It often appears that no matter what the Federal Reserve does, its actions are destined to draw the ire of market participants.
Now, it appears that what it doesn't do is at least as likely to ruffle feathers.
The recently released minutes to the Fed's September meeting showed the committee fretting about the sharp drop stocks had suffered over the past month. It was mentioned as a negative in the economic outlook prepared by the committee staff, and factored into the policymakers' economic outlook.
Those factors, along with several others, are widely seen as keeping the central bank from meting out its first rate hike in almost a decade.
"The growing debacle surrounding the election of a new Republican House Speaker and the potential crisis if Congress doesn't raise the debt ceiling within the next month are additional risks that have sprung up in the past couple of weeks," Capital Economics said in a research note last week. "Accordingly, we now expect the Fed to wait until early 2016 before beginning to raise interest rates."
However, the Fed's emphasis on downside risks is injecting a degree of uncertainty—and volatility—into markets, a factor not lost on global policymakers that are calling on the Fed to end its handwringing and begin the tightening cycle.
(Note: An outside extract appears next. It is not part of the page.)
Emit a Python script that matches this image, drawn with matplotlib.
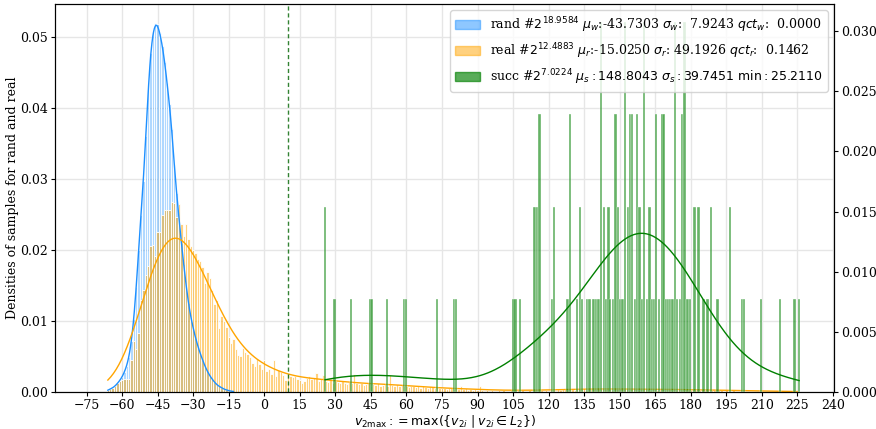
import numpy as np
import matplotlib.pyplot as plt
from matplotlib.colors import to_rgba
from matplotlib.patches import Patch

plt.rcParams['font.family'] = 'serif'
plt.rcParams['font.size'] = 9
plt.rcParams['xtick.major.size'] = 3
plt.rcParams['ytick.major.size'] = 3
plt.rcParams['xtick.major.pad'] = 2
plt.rcParams['ytick.major.pad'] = 2

# density per unit-width bin, bins centred on the integers
rand_x = np.arange(-66, -12)
rand_dens = np.array([
    .0003, .0004, .0006, .0008, .0012, .0016, .0021, .0028, .0037, .0050,
    .0072, .0103, .0148, .0200, .0250, .0297, .0360, .0425, .0478, .0507,
    .0520, .0518, .0505, .0488, .0465, .0435, .0405, .0370, .0320, .0280,
    .0245, .0210, .0180, .0150, .0125, .0105, .0090, .0076, .0064, .0054,
    .0045, .0036, .0029, .0023, .0018, .0014, .0010, .0008, .0006, .0004,
    .0003, .0002, .0001, .0001])

real_x = np.arange(-66, 226)
real_dens = np.array([
    .0003, .0004, .0006, .0009, .0013, .0015, .0017, .0018, .0019, .0019,
    .0045, .0072, .0061, .0083, .0130, .0144, .0165, .0178, .0205, .0207,
    .0191, .0225, .0226, .0249, .0257, .0257, .0257, .0267, .0266, .0246,
    .0265, .0237, .0220, .0237, .0216, .0205, .0200, .0196, .0187, .0185,
    .0176, .0153, .0169, .0160, .0144, .0124, .0130, .0090, .0107, .0100,
    .0092, .0077, .0069, .0075, .0060, .0052, .0051, .0062, .0057, .0054,
    .0050, .0041, .0036, .0046, .0040, .0033, .0045, .0030, .0032, .0026,
    .0045, .0022, .0031, .0028, .0024, .0017, .0026, .0022, .0021, .0022,
    .0019, .0017, .0012, .0016, .0020, .0023, .0018, .0021, .0027, .0016,
    .0019, .0024, .0016, .0014, .0017, .0013, .0015, .0014, .0012, .0016,
    .0013, .0011, .0014, .0012, .0025, .0013, .0011, .0012, .0010, .0011,
    .0012, .0009, .0011, .0010, .0012, .0009, .0010, .0011, .0009, .0024,
    .0010, .0009, .0011, .0008, .0010, .0009, .0008, .0007, .0009, .0008,
    .0007, .0008, .0006, .0008, .0007, .0006, .0008, .0007, .0006, .0007,
    .0005, .0006, .0005, .0004, .0006, .0005, .0004, .0005, .0004, .0008,
    .0004, .0005, .0003, .0004, .0003, .0004, .0003, .0008, .0003, .0002,
    .0003, .0002, .0003, .0002, .0002, .0003, .0002, .0003, .0002, .0002,
    .0003, .0002, .0002, .0003, .0002, .0003, .0002, .0002, .0003, .0002,
    .0003, .0002, .0003, .0003, .0002, .0003, .0002, .0003, .0003, .0002,
    .0004, .0003, .0004, .0005, .0003, .0004, .0004, .0003, .0005, .0004,
    .0004, .0005, .0003, .0004, .0005, .0004, .0004, .0006, .0004, .0005,
    .0004, .0005, .0004, .0003, .0005, .0004, .0005, .0004, .0004, .0005,
    .0003, .0004, .0005, .0004, .0003, .0004, .0005, .0004, .0004, .0003,
    .0004, .0005, .0003, .0004, .0004, .0003, .0004, .0005, .0003, .0004,
    .0003, .0004, .0003, .0003, .0004, .0003, .0003, .0004, .0003, .0003,
    .0003, .0004, .0003, .0003, .0002, .0003, .0003, .0002, .0003, .0003,
    .0002, .0003, .0002, .0002, .0003, .0002, .0001, .0002, .0002, .0001,
    .0002, .0001, .0002, .0002, .0001, .0002, .0001, .0001, .0002, .0001,
    .0001, .0002, .0001, .0001, .0002, .0001, .0001, .0002, .0001, .0001,
    .0001, .0001])

# succ samples: bin centres and counts
n_succ = 130
succ_x = np.array([
    25.7, 29.7, 36.6, 44.8, 45.5, 51.8, 59.0, 59.7, 72.8, 80.1,
    80.8, 105.1, 106.0, 107.9, 114.1, 115.0, 116.1, 121.3, 122.3, 127.9,
    129.0, 132.1, 133.2, 134.0, 136.2, 137.2, 139.0, 140.0, 141.0, 142.2,
    143.4, 144.3, 145.2, 145.9, 147.1, 148.2, 149.4, 150.1, 151.1, 152.2,
    153.4, 154.3, 155.3, 156.4, 157.4, 158.3, 159.3, 160.3, 161.4, 162.5,
    163.5, 164.4, 165.3, 166.6, 168.0, 168.8, 169.5, 170.5, 171.3, 172.2,
    173.3, 174.3, 175.4, 176.4, 177.4, 178.6, 179.7, 181.5, 183.2, 185.3,
    187.1, 188.4, 191.2, 196.5, 201.5, 202.4, 209.6, 217.6, 223.7, 225.7])
succ_cnt = np.array([
    2, 1, 1, 1, 1, 1, 1, 1, 1, 1,
    1, 1, 1, 1, 2, 2, 3, 1, 2, 1,
    3, 1, 2, 1, 1, 1, 1, 1, 1, 4,
    2, 1, 2, 1, 1, 3, 2, 1, 1, 4,
    2, 3, 3, 1, 3, 2, 1, 4, 1, 2,
    1, 1, 3, 1, 3, 3, 1, 1, 1, 1,
    4, 1, 1, 3, 4, 1, 1, 2, 2, 1,
    1, 2, 1, 2, 1, 1, 1, 1, 1, 1])

threshold = 10

labels = [
    r"rand #$2^{18.9584}$ $\mu_w$:-43.7303 $\sigma_w$:  7.9243 $qct_w$:  0.0000",
    r"real #$2^{12.4883}$ $\mu_r$:-15.0250 $\sigma_r$: 49.1926 $qct_r$:  0.1462",
    r"succ #$2^{7.0224}$ $\mu_s: 148.8043$ $\sigma_s: 39.7451$ $\min: 25.2110$",
]


def smooth(x, dens, bw, width=1.0):
    # gaussian kernel smoothing of the binned densities, clipped to the data range
    grid = np.linspace(x.min(), x.max(), 500)
    k = np.exp(-0.5 * ((grid[:, None] - x[None, :]) / bw) ** 2) / (bw * np.sqrt(2 * np.pi))
    return grid, (k * dens * width).sum(axis=1)


fig, ax = plt.subplots(figsize=(8.76, 4.29), dpi=100)
fig.subplots_adjust(left=0.0628, right=0.952, top=0.9907, bottom=0.0862)
ax.set_axisbelow(True)
ax.grid(color='#e6e6e6', lw=1)

ax.bar(rand_x, rand_dens, width=1, facecolor=to_rgba('dodgerblue', 0.35),
       edgecolor='white', lw=0.6)
ax.bar(real_x, real_dens, width=1, facecolor=to_rgba('orange', 0.5),
       edgecolor='white', lw=0.6)
ax.plot(*smooth(rand_x, rand_dens, 0.8), color='dodgerblue', lw=1)
ax.plot(*smooth(real_x, real_dens, 8), color='orange', lw=1)
ax.axvline(threshold, color='darkgreen', ls=(0, (3, 2)), lw=1, alpha=0.8)

ax.set_xlim(-88.3, 240.4)
ax.set_ylim(0, 0.05465)
ax.set_xticks(np.arange(-75, 241, 15))
ax.set_ylabel("Densities of samples for rand and real", labelpad=1)
ax.set_xlabel(r"$v_{2\max}:=\max(\{v_{2i}\mid v_{2i}\in L_2\})$", labelpad=1)

ax2 = ax.twinx()
succ_dens = succ_cnt / n_succ
ax2.bar(succ_x, succ_dens, width=1, facecolor=to_rgba('green', 0.6),
        edgecolor='white', lw=0.25)
ax2.plot(*smooth(succ_x, succ_dens, 15), color='green', lw=1)
ax2.set_ylim(0, 0.03226)

handles = [Patch(color='dodgerblue', alpha=0.5),
           Patch(color='orange', alpha=0.5),
           Patch(color='green', alpha=0.65)]
ax2.legend(handles, labels, loc='upper right')

fig.savefig('out.png', dpi=100)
"In the United States, equity prices fall, on balance, amid significant volatility, and risk spreads for businesses widened," the Fed minutes note. "Many participants judged that the effects of these developments on domestic economic activity were likely to be small, but they acknowledged the risk that they might restrain U.S. economic growth somewhat."
The minutes go on to state that the stock drop was not a primary factor behind the Fed's widely anticipated decision to keep its interest rate target on hold.
However, it added that "participants indicated that they did not see the changes in asset prices during the inter-meeting period as bearing significantly on their policy choice except insofar as they affected the outlook for achieving the Committee's macroeconomic objectives and the risks associated with that outlook."
Still, it was clearly a factor lurking in the background, to the extent that the market drop has weighed on inflation expectations.